**WHAT THE TASK REQUIRES:** Please print the lines between the one with "Write a web" and the one with "const yTitle = 'Absorbance (450 nm)';", both ends included, exactly as written, with no pictures.

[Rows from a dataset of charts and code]
* START *
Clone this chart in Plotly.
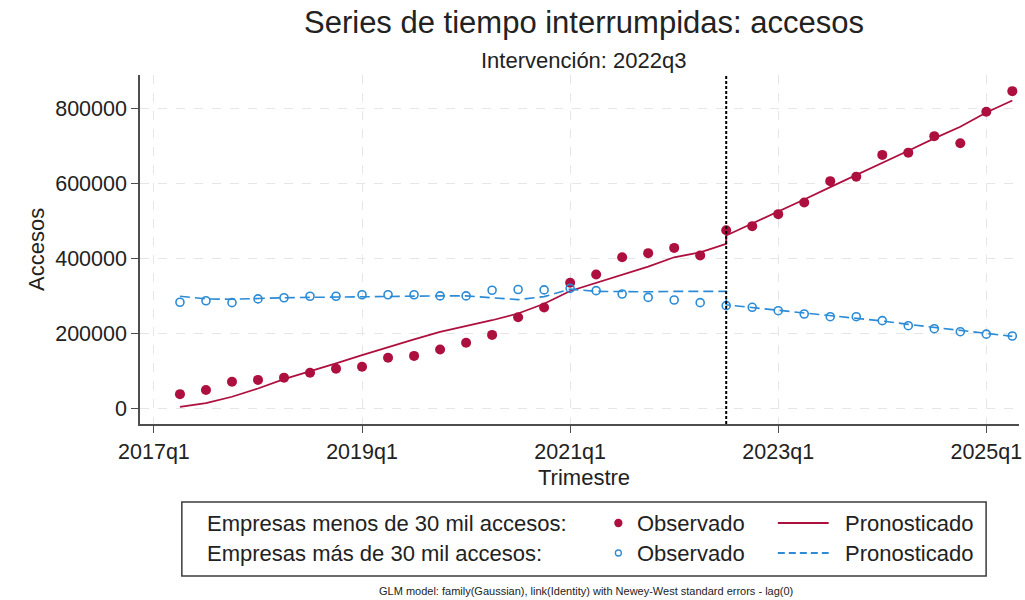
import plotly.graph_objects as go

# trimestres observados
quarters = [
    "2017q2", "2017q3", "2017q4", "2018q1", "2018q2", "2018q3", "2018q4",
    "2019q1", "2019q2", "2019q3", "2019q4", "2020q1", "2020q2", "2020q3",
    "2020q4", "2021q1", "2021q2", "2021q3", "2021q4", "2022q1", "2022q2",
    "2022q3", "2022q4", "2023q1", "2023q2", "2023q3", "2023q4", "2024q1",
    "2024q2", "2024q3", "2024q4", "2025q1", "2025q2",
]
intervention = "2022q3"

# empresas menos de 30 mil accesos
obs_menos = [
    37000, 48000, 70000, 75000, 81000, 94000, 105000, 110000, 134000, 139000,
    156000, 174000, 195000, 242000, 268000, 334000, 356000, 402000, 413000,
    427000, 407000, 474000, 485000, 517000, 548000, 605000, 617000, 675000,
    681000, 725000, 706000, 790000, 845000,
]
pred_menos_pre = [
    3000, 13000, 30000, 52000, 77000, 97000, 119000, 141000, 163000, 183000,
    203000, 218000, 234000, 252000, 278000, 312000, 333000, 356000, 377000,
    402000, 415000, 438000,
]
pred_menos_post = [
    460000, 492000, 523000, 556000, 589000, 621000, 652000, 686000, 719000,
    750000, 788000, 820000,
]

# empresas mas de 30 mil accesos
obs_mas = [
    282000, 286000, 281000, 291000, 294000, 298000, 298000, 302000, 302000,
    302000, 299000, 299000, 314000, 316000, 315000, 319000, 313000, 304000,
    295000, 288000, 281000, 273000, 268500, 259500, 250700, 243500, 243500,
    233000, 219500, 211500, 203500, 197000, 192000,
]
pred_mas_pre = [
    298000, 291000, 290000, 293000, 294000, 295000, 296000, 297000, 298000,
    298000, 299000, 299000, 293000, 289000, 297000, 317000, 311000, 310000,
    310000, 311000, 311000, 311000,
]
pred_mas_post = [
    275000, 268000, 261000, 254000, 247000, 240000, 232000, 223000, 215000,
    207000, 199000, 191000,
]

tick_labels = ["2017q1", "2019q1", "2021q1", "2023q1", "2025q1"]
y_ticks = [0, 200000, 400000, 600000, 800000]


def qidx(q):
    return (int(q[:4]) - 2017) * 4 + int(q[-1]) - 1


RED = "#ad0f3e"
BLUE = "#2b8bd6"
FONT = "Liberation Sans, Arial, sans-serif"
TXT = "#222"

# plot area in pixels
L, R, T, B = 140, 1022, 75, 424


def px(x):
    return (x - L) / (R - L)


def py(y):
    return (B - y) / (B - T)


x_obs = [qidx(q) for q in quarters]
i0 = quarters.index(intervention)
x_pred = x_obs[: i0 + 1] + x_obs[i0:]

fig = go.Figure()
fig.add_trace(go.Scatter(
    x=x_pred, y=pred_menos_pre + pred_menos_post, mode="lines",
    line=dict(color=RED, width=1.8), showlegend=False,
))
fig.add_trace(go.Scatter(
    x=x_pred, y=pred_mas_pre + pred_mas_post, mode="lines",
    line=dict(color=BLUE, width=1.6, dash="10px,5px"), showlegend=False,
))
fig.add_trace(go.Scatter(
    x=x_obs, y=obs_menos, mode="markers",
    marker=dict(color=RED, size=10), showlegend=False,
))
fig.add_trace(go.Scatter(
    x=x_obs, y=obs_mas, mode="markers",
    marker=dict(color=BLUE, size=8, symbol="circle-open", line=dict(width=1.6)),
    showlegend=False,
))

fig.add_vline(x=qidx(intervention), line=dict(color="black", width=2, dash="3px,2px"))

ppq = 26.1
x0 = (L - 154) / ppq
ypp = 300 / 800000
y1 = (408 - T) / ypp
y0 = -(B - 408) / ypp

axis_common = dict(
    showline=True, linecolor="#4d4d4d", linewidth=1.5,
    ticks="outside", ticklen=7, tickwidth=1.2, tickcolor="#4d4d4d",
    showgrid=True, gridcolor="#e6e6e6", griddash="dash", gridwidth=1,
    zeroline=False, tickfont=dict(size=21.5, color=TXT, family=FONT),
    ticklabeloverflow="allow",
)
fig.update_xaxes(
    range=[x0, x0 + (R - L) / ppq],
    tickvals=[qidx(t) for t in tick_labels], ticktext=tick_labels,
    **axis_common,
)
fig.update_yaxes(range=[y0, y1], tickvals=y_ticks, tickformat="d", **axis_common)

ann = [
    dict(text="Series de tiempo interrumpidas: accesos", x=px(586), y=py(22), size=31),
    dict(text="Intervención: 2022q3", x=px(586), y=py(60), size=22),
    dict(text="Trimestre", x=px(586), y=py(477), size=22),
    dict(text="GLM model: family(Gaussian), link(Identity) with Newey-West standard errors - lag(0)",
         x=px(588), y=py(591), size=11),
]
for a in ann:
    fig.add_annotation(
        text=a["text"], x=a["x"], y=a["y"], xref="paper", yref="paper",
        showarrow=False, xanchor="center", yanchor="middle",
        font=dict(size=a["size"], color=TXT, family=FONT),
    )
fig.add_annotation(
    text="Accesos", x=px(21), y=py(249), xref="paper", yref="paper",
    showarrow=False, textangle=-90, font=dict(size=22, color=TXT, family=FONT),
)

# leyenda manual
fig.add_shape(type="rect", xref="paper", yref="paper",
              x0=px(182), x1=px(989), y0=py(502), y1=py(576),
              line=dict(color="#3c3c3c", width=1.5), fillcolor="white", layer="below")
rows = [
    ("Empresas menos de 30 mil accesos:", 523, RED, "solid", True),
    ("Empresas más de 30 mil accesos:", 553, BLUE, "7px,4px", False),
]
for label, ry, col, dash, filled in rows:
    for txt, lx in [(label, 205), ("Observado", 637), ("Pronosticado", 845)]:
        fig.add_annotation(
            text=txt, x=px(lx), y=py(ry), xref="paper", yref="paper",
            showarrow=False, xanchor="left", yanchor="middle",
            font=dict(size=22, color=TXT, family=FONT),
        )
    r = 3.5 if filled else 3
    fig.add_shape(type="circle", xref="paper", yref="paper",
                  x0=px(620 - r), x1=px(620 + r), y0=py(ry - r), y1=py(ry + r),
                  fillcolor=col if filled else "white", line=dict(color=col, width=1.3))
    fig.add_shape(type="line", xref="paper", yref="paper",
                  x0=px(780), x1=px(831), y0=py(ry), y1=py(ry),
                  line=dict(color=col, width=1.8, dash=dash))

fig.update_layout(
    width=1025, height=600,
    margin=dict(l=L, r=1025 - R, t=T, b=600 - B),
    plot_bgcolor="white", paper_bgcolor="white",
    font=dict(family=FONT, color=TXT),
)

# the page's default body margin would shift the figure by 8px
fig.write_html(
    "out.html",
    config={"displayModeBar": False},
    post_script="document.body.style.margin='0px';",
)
* END *
* START *
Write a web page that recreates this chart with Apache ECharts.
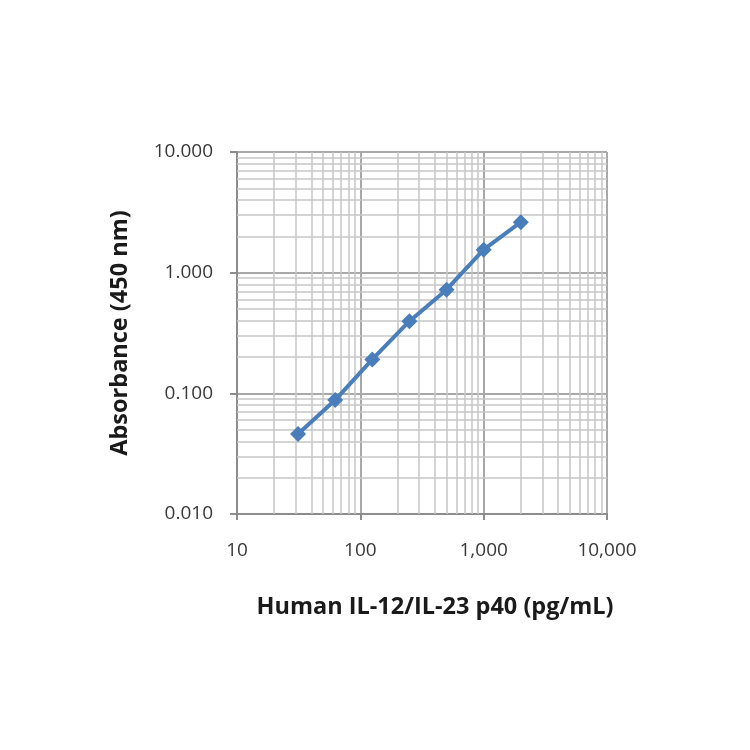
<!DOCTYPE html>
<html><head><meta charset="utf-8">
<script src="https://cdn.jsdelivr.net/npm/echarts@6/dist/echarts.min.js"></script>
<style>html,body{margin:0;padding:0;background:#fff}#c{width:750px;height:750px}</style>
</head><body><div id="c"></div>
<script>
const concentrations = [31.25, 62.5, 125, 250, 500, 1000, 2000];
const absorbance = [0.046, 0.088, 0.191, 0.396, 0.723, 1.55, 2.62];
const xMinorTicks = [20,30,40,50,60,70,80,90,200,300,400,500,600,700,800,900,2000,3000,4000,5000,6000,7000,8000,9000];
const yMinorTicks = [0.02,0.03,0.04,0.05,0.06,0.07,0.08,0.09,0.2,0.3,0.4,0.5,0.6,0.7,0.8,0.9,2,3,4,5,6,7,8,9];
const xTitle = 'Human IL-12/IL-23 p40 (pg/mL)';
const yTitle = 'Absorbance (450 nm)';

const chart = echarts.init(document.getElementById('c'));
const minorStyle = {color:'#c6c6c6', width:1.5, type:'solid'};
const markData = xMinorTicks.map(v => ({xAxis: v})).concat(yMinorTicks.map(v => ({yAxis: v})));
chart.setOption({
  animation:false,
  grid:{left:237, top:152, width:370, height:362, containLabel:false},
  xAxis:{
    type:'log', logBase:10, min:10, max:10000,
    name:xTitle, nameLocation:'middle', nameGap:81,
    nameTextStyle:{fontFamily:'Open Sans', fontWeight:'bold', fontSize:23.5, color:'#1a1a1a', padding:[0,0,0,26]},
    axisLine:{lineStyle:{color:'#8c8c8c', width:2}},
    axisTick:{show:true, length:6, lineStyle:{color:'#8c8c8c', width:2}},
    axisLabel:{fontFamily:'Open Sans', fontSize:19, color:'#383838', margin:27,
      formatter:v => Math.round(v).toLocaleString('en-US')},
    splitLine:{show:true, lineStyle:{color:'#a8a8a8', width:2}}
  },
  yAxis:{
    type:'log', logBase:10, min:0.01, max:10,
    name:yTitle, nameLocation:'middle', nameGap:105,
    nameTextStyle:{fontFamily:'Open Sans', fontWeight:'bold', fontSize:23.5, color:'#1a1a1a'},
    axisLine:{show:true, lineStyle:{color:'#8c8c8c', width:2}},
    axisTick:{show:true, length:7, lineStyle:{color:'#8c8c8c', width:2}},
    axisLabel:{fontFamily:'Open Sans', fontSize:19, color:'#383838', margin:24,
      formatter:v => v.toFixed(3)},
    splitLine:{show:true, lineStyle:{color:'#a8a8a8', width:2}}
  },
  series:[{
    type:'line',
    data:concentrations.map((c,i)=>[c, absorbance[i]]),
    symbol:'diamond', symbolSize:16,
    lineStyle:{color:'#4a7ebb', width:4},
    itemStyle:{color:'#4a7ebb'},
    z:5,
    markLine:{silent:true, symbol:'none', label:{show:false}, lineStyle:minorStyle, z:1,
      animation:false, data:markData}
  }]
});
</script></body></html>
* END *
**ANSWER TO THIS PROBLEM:**
Write a web page that recreates this chart with Apache ECharts.
<!DOCTYPE html>
<html><head><meta charset="utf-8">
<script src="https://cdn.jsdelivr.net/npm/echarts@6/dist/echarts.min.js"></script>
<style>html,body{margin:0;padding:0;background:#fff}#c{width:750px;height:750px}</style>
</head><body><div id="c"></div>
<script>
const concentrations = [31.25, 62.5, 125, 250, 500, 1000, 2000];
const absorbance = [0.046, 0.088, 0.191, 0.396, 0.723, 1.55, 2.62];
const xMinorTicks = [20,30,40,50,60,70,80,90,200,300,400,500,600,700,800,900,2000,3000,4000,5000,6000,7000,8000,9000];
const yMinorTicks = [0.02,0.03,0.04,0.05,0.06,0.07,0.08,0.09,0.2,0.3,0.4,0.5,0.6,0.7,0.8,0.9,2,3,4,5,6,7,8,9];
const xTitle = 'Human IL-12/IL-23 p40 (pg/mL)';
const yTitle = 'Absorbance (450 nm)';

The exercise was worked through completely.